**Your objective**
Copy the lines of the data below exactly, starting at the first and stopping after the line that contains "domain=[1e-3, 1e2], nice=False)"; include no pictures.

**Information provided**
--- START ---

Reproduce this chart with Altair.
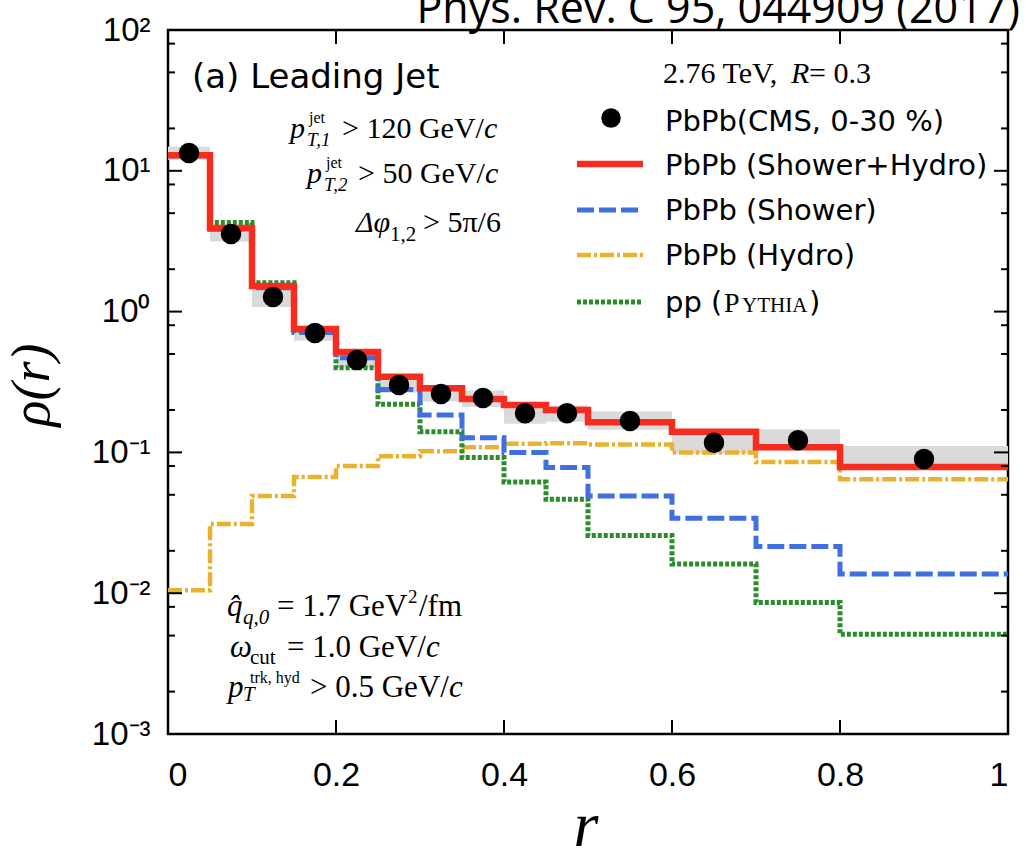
import altair as alt
import pandas as pd

# ---------------- data ----------------
edges = [0.0, 0.05, 0.1, 0.15, 0.2, 0.25, 0.3, 0.35, 0.4, 0.45, 0.5, 0.6, 0.7, 0.8, 1.0]
centers = [0.025, 0.075, 0.125, 0.175, 0.225, 0.275, 0.325, 0.375, 0.425, 0.475, 0.55, 0.65, 0.75, 0.9]
cms = [13.4, 3.56, 1.27, 0.705, 0.453, 0.301, 0.26, 0.243, 0.19, 0.19, 0.167, 0.117, 0.122, 0.0897]
cms_lo = [12.0, 3.15, 1.08, 0.62, 0.40, 0.265, 0.23, 0.21, 0.16, 0.165, 0.145, 0.098, 0.106, 0.078]
cms_hi = [14.8, 4.0, 1.5, 0.79, 0.51, 0.34, 0.295, 0.275, 0.22, 0.215, 0.195, 0.14, 0.146, 0.111]
shower_hydro = [12.9, 3.93, 1.52, 0.751, 0.516, 0.344, 0.286, 0.239, 0.217, 0.2, 0.164, 0.14, 0.109, 0.0787]
shower = [12.8, 3.85, 1.48, 0.71, 0.47, 0.28, 0.184, 0.127, 0.1, 0.078, 0.049, 0.034, 0.0215, 0.0137]
hydro = [0.0105, 0.031, 0.049, 0.067, 0.080, 0.094, 0.102, 0.109, 0.115, 0.116, 0.114, 0.10, 0.0855, 0.0645]
pythia = [12.9, 4.3, 1.6, 0.73, 0.40, 0.22, 0.14, 0.092, 0.0616, 0.0464, 0.0257, 0.0161, 0.0086, 0.0051]

x_ticks = [0, 0.2, 0.4, 0.6, 0.8, 1.0]
y_major = [1e-3, 1e-2, 1e-1, 1e0, 1e1, 1e2]
y_minor = [m * 10.0 ** k for k in range(-3, 2) for m in (2, 5, 8)]

W, H = 840, 704
L, T = 168, 30

RED, BLUE, YEL, GRN = "#f52c1e", "#3f6fe0", "#e8b22e", "#2a8c2a"

xs = alt.Scale(domain=[0, 1], nice=False)
ys = alt.Scale(type="log", domain=[1e-3, 1e2], nice=False)

xaxis = alt.Axis(values=x_ticks, format="~g", ticks=False, domain=False, grid=False,
                 labelFont="Liberation Sans", labelFontSize=34, labelColor="black",
                 labelPadding=24, tickSize=0, title=None)
yaxis = alt.Axis(values=y_major, ticks=False, domain=False, grid=False,
                 labelExpr="'10' + ['⁻³','⁻²','⁻¹','⁰','¹','²'][round(log(datum.value)/LN10) + 3]",
                 labelFont="Liberation Sans", labelFontSize=33, labelColor="black",
                 labelPadding=18, tickSize=0, title=None)

band_df = pd.DataFrame({"x0": edges[:-1], "x1": edges[1:], "lo": cms_lo, "hi": cms_hi})
bands = alt.Chart(band_df).mark_rect(color="#dadada").encode(
    x=alt.X("x0:Q", scale=xs, axis=xaxis), x2="x1:Q",
    y=alt.Y("lo:Q", scale=ys, axis=yaxis), y2="hi:Q")


def step(vals, color, width, dash=None):
    df = pd.DataFrame({"r": edges, "v": vals + [vals[-1]]})
    kw = dict(interpolate="step-after", color=color, strokeWidth=width)
    if dash:
        kw["strokeDash"] = dash
    return alt.Chart(df).mark_line(**kw).encode(
        x=alt.X("r:Q", scale=xs), y=alt.Y("v:Q", scale=ys))


l_hydro = step(hydro, YEL, 4.5, [14, 3, 3, 3])
l_pyth = step(pythia, GRN, 5, [4, 2])
l_show = step(shower, BLUE, 5, [17, 5])
l_sh = step(shower_hydro, RED, 6.5)

pts = alt.Chart(pd.DataFrame({"r": centers, "v": cms})).mark_circle(
    size=420, color="black", opacity=1).encode(
    x=alt.X("r:Q", scale=xs), y=alt.Y("v:Q", scale=ys))

# inward ticks on all four sides
def yticks(vals, length):
    d = pd.DataFrame({"v": vals})
    left = alt.Chart(d).mark_rule(color="black", strokeWidth=2).encode(
        y=alt.Y("v:Q", scale=ys), x=alt.value(0), x2=alt.value(length))
    right = alt.Chart(d).mark_rule(color="black", strokeWidth=2).encode(
        y=alt.Y("v:Q", scale=ys), x=alt.value(W), x2=alt.value(W - length))
    return [left, right]

xd = pd.DataFrame({"r": x_ticks})
xt_b = alt.Chart(xd).mark_rule(color="black", strokeWidth=2).encode(
    x=alt.X("r:Q", scale=xs), y=alt.value(H), y2=alt.value(H - 14))
xt_t = alt.Chart(xd).mark_rule(color="black", strokeWidth=2).encode(
    x=alt.X("r:Q", scale=xs), y=alt.value(0), y2=alt.value(14))

# ---------------- manual legend ----------------
def swatch(y, color, width, dash=None):
    kw = dict(color=color, strokeWidth=width)
    if dash:
        kw["strokeDash"] = dash
    return alt.Chart(pd.DataFrame({"a": [0]})).mark_rule(**kw).encode(
        x=alt.value(577 - L), x2=alt.value(643 - L), y=alt.value(y - T))

leg = [
    alt.Chart(pd.DataFrame({"a": [0]})).mark_circle(size=380, color="black", opacity=1).encode(
        x=alt.value(611 - L), y=alt.value(118 - T)),
    swatch(164, RED, 6.5),
    swatch(210, BLUE, 5, [17, 5]),
    swatch(255, YEL, 4.5, [14, 3, 3, 3]),
    swatch(302, GRN, 5, [4, 2]),
]


def txt(s, x, y, size, font="Liberation Serif", style="normal", align="left", angle=0, baseline="alphabetic"):
    kw = dict(font=font, fontSize=size, fontStyle=style, align=align, baseline=baseline, color="black")
    if angle:
        kw["angle"] = angle
    return alt.Chart(pd.DataFrame({"t": [s]})).mark_text(**kw).encode(
        text="t:N", x=alt.value(x - L), y=alt.value(y - T))

SANS = "DejaVu Sans"
texts = [
    txt("Phys. Rev. C 95, 044909 (2017)", 1020, 23, 43, font="Open Sans", align="right"),
    txt("(a) Leading Jet", 192, 88, 34, font=SANS),
    txt("2.76 TeV, ", 663, 83, 30),
    txt("R", 791, 83, 30, style="italic"),
    txt("= 0.3", 809, 83, 30),
    txt("PbPb(CMS, 0-30 %)", 665, 131, 29, font=SANS),
    txt("PbPb (Shower+Hydro)", 665, 175, 29, font=SANS),
    txt("PbPb (Shower)", 665, 220, 29, font=SANS),
    txt("PbPb (Hydro)", 665, 265, 29, font=SANS),
    txt("pp (", 665, 312, 29, font=SANS),
    txt("P", 724, 312, 28),
    txt("YTHIA", 742, 312, 21),
    txt(")", 809, 312, 29, font=SANS),
    # cuts
    txt("p", 290, 138, 30, style="italic"),
    txt("jet", 309, 123, 16),
    txt("T,1", 307, 146, 19, style="italic"),
    txt("> 120 GeV/", 342, 138, 30),
    txt("c", 484, 138, 30, style="italic"),
    txt("p", 307, 183, 30, style="italic"),
    txt("jet", 326, 168, 16),
    txt("T,2", 324, 191, 19, style="italic"),
    txt("> 50 GeV/", 358, 183, 30),
    txt("c", 485, 183, 30, style="italic"),
    txt("Δφ", 356, 232, 30, style="italic"),
    txt("1,2", 390, 241, 21),
    txt("> 5π/6", 423, 232, 30),
    # parameters
    txt("q\u0302", 227, 616, 31, style="italic"),
    txt("q,0", 243, 624, 21, style="italic"),
    txt("= 1.7 GeV", 277, 616, 31),
    txt("2", 408, 603, 19),
    txt("/fm", 419, 616, 31),
    txt("ω", 230, 657, 31, style="italic"),
    txt("cut", 250, 664, 21),
    txt("= 1.0 GeV/", 287, 657, 31),
    txt("c", 426, 657, 31, style="italic"),
    txt("p", 228, 697, 31, style="italic"),
    txt("T", 243, 701, 21, style="italic"),
    txt("trk, hyd", 250, 683, 16),
    txt("> 0.5 GeV/", 310, 697, 31),
    txt("c", 449, 697, 31, style="italic"),
    # axis titles
    txt("ρ(r)", 49, 385, 54, style="italic", align="center", angle=270),
    txt("r", 586, 846, 64, style="italic", align="center"),
]

layers = [bands, l_hydro, l_pyth, l_show, l_sh, pts] + yticks(y_major, 14) + yticks(y_minor, 7) \
    + [xt_b, xt_t] + leg + texts

chart = alt.layer(*layers).properties(
    width=W, height=H,
    padding={"left": L, "top": T, "right": 1025 - L - W, "bottom": 851 - T - H},
    autosize=alt.AutoSizeParams(type="none"),
    background="white",
).configure_view(stroke="black", strokeWidth=2.5)

chart.save("out.html", embed_options={"renderer": "svg", "actions": False})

--- END ---

**Solution to this exercise**
Reproduce this chart with Altair.
import altair as alt
import pandas as pd

# ---------------- data ----------------
edges = [0.0, 0.05, 0.1, 0.15, 0.2, 0.25, 0.3, 0.35, 0.4, 0.45, 0.5, 0.6, 0.7, 0.8, 1.0]
centers = [0.025, 0.075, 0.125, 0.175, 0.225, 0.275, 0.325, 0.375, 0.425, 0.475, 0.55, 0.65, 0.75, 0.9]
cms = [13.4, 3.56, 1.27, 0.705, 0.453, 0.301, 0.26, 0.243, 0.19, 0.19, 0.167, 0.117, 0.122, 0.0897]
cms_lo = [12.0, 3.15, 1.08, 0.62, 0.40, 0.265, 0.23, 0.21, 0.16, 0.165, 0.145, 0.098, 0.106, 0.078]
cms_hi = [14.8, 4.0, 1.5, 0.79, 0.51, 0.34, 0.295, 0.275, 0.22, 0.215, 0.195, 0.14, 0.146, 0.111]
shower_hydro = [12.9, 3.93, 1.52, 0.751, 0.516, 0.344, 0.286, 0.239, 0.217, 0.2, 0.164, 0.14, 0.109, 0.0787]
shower = [12.8, 3.85, 1.48, 0.71, 0.47, 0.28, 0.184, 0.127, 0.1, 0.078, 0.049, 0.034, 0.0215, 0.0137]
hydro = [0.0105, 0.031, 0.049, 0.067, 0.080, 0.094, 0.102, 0.109, 0.115, 0.116, 0.114, 0.10, 0.0855, 0.0645]
pythia = [12.9, 4.3, 1.6, 0.73, 0.40, 0.22, 0.14, 0.092, 0.0616, 0.0464, 0.0257, 0.0161, 0.0086, 0.0051]

x_ticks = [0, 0.2, 0.4, 0.6, 0.8, 1.0]
y_major = [1e-3, 1e-2, 1e-1, 1e0, 1e1, 1e2]
y_minor = [m * 10.0 ** k for k in range(-3, 2) for m in (2, 5, 8)]

W, H = 840, 704
L, T = 168, 30

RED, BLUE, YEL, GRN = "#f52c1e", "#3f6fe0", "#e8b22e", "#2a8c2a"

xs = alt.Scale(domain=[0, 1], nice=False)
ys = alt.Scale(type="log", domain=[1e-3, 1e2], nice=False)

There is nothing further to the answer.